Now let's assume that in addition all of the functors $F(g)$ are the identity functor $\text{id}_C : C \to C$. Then the only remaining data in a group action is a collection of natural automorphisms
$$\eta(g, h) : \text{id}_C \to \text{id}_C$$
of the identity functor. For any category $C$, the natural automorphisms of the identity functor naturally form an abelian (by the Eckmann-Hilton argument) group which here I'll call its center $Z(C)$ (but this notation is also used for the commutative monoid of natural endomorphisms of the identity). So we get a function
$$\eta : G \times G \to Z(C).$$
The important coherence condition I mentioned above now reduces (again by the Eckmann-Hilton argument) to the condition that for any $g_1, g_2, g_3 \in G$ we have
$$\eta(g_1, g_2) \eta(g_1 g_2, g_3) = \eta(g_2, g_3) \eta(g_1, g_2 g_3)$$
which is precisely the standard cocycle condition. (Coboundaries come in when you ask what it means for two group actions to be equivalent; I'm going to ignore this.) 
The only reason this condition, which recall is in general just the statement that the two obvious ways of going from $F(g_1) \circ F(g_2) \circ F(g_3)$ to $F(g_1 g_2 g_3)$ should agree, could ever have looked anything other than completely natural is that it's a degenerate special case where the sources and targets of the various maps involved have been obscured because they are identical. In particular, of course I could have instead chosen to think about the natural isomorphisms
$$\eta(g, g^{-1} h) : F(g) \circ F(g^{-1} h) \to F(h)$$
(which corresponds to your $f(1, g, h)$), but now


*

*it's no longer at all obvious how to state the associativity condition succinctly, and

*this requires that I make explicit use of the fact that $G$ is a group.

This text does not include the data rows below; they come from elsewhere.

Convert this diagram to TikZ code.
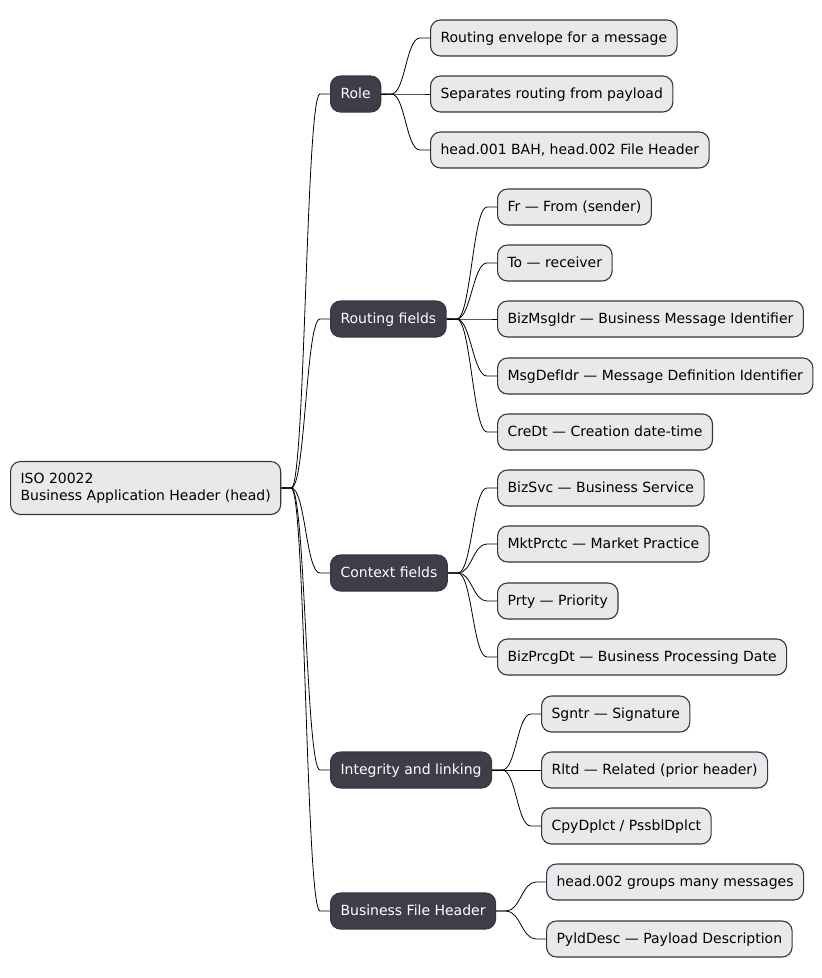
\documentclass[tikz,border=0pt]{standalone}
\usepackage{fontspec}
\setmainfont{DejaVu Sans}
\usetikzlibrary{positioning}
\definecolor{leaffill}{HTML}{E9E9EC}
\definecolor{boxline}{HTML}{353540}
\definecolor{darkfill}{HTML}{3E3E48}

\begin{document}
\begin{tikzpicture}[x=1pt,y=-1pt,
	box/.style={draw=boxline,line width=1.1pt,rounded corners=10pt,anchor=west,inner xsep=10pt,minimum height=36pt,font=\fontsize{14}{17}\selectfont},
	oneline/.style={text height=12.5pt,text depth=3.3pt},
	rootbox/.style={box,fill=leaffill,text=black,align=left,minimum height=53pt},
	leaf/.style={box,oneline,fill=leaffill,text=black},
	topic/.style={box,oneline,fill=darkfill,text=white},
	link/.style={line width=0.8pt,black}]
	\useasboundingbox (0,0) rectangle (822,978);

	\node[rootbox] (root) at (10,488) {ISO 20022\\Business Application Header (head)};

	\node[topic] (role) at (330,94) {Role};
	\node[topic] (routing) at (330,319) {Routing fields};
	\node[topic] (context) at (330,573) {Context fields};
	\node[topic] (integrity) at (330,770) {Integrity and linking};
	\node[topic] (bfh) at (330,911) {Business File Header};

	\node[leaf] (role1) at (430,38) {Routing envelope for a message};
	\node[leaf] (role2) at (430,94) {Separates routing from payload};
	\node[leaf] (role3) at (430,150) {head.001 BAH, head.002 File Header};

	\node[leaf] (rt1) at (497,207) {Fr — From (sender)};
	\node[leaf] (rt2) at (497,263) {To — receiver};
	\node[leaf] (rt3) at (497,319) {BizMsgIdr — Business Message Identifier};
	\node[leaf] (rt4) at (497,376) {MsgDefIdr — Message Definition Identifier};
	\node[leaf] (rt5) at (497,432) {CreDt — Creation date-time};

	\node[leaf] (ct1) at (497,488) {BizSvc — Business Service};
	\node[leaf] (ct2) at (497,544) {MktPrctc — Market Practice};
	\node[leaf] (ct3) at (497,601) {Prty — Priority};
	\node[leaf] (ct4) at (497,657) {BizPrcgDt — Business Processing Date};

	\node[leaf] (in1) at (541,714) {Sgntr — Signature};
	\node[leaf] (in2) at (541,770) {Rltd — Related (prior header)};
	\node[leaf] (in3) at (541,826) {CpyDplct / PssblDplct};

	\node[leaf] (bf1) at (546,882) {head.002 groups many messages};
	\node[leaf] (bf2) at (546,939) {PyldDesc — Payload Description};

	% connectors, parent/child
	\foreach \p/\c in {root/role,root/routing,root/context,root/integrity,root/bfh,
		role/role1,role/role2,role/role3,
		routing/rt1,routing/rt2,routing/rt3,routing/rt4,routing/rt5,
		context/ct1,context/ct2,context/ct3,context/ct4,
		integrity/in1,integrity/in2,integrity/in3,
		bfh/bf1,bfh/bf2}
		\draw[link] (\p.east) -- ++(10,0) .. controls +(14,0) and +(-14,0) .. ([xshift=-10pt]\c.west) -- (\c.west);
\end{tikzpicture}
\end{document}
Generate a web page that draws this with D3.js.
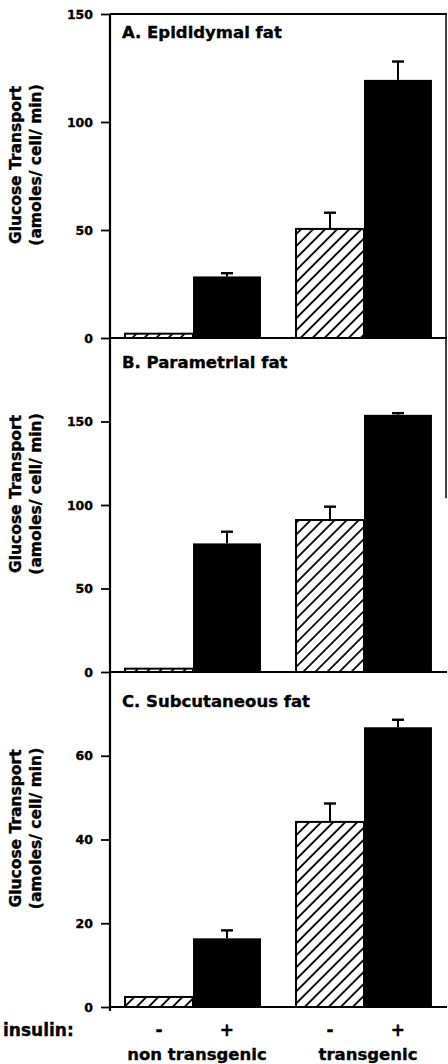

The discussion up til now in fact gives a perfectly reasonable definition for what it means for a monoid to act on a category. (If I want to weaken "natural isomorphism" to "natural transformation," though, I get two genuinely different possibilities depending on whether I pick lax or oplax monoidal functors.) 
Reflecting on associativity suggests that, for a more "unbiased" point of view, we should consider families of natural isomorphisms
$$\eta(g_1, g_2, \dots g_n) : F(g_1) \circ F(g_2) \circ \dots \circ F(g_n) \to F(g_1 g_2 \dots g_n)$$
and then impose a "generalized associativity" condition that every way of composing them to get a natural isomorphism with the same source and target as $\eta(g_1, g_2, \dots g_n)$ should give $\eta(g_1, g_2, \dots g_n)$. Another way to say this is that the cocycle condition (in the $F(g) = \text{id}_C$ special case, at least) should really be written
$$\eta(g_1, g_2, g_3) = \eta(g_1, g_2) \eta(g_1 g_2, g_3) = \eta(g_2, g_3) \eta(g_1, g_2 g_3).$$
This is in the same way that we can consider a monoid operation to be a family $m(g_1, g_2,  \dots g_n) = g_1 g_2 \dots g_n$ of operations satisfying a generalized associativity condition, and in particular satisfying
$$m(g_1, g_2, g_3) = m(m(g_1, g_2), g_3) = m(g_1, m(g_2, g_3)).$$
Namely, by "associativity" we usually mean that the middle expression equals the right, but really the reason that the middle expression equals the right is that they both equal the left. 
A: Hey Kevin - 
You write: "The standard decision was the rather clunky
$$c(g_1,g_2, \cdots g_i)=f(1,g_1,g_1g_2,g_1g_2g_3,\cdots, g_1g_2g_3\cdots g_i)$$
A topologist thinks of group cocycles as operating on "simplices labeled by elements of a group". Since orderings matter, we have "the" standard $n$-simplex, which comes with a labeling of its vertices by the numbers $0,1,2,\cdots,n$. The way the group comes in is that each edge of the simplex from vertex $i-1$ to vertex $i$ is labeled by an element of the group, i.e. $g_i$ is the label going from vertex $i-1$ to vertex $i$. This is because the simplex is "really" part of a $K(G,1)$ with one vertex, and one edge for each element of the group, one triangle for each element of the multiplication table of the group (i.e. for each expression $g \times h = gh$) and so on. These $g_i$ are the terms on the LHS of your equation.
The universal cover of this $K(G,1)$ is a contractible simplicial complex whose vertices are now labeled by elements of the group (because the group "is" the deck group of the cover, and acts simply transitively on vertices). Your original simplex has a unique lift to the cover taking the vertex $0$ to some specific vertex, which might as well be the one labeled by the identity. The vertex $i$ then lifts to the composition $g_1g_2\cdots g_i$. So the terms on the RHS of your equation are the labels on the vertices.
I am really only repeating what Mariano wrote in very slightly more topological language; you didn't seem happy with his answer, so maybe you won't be happy with mine either.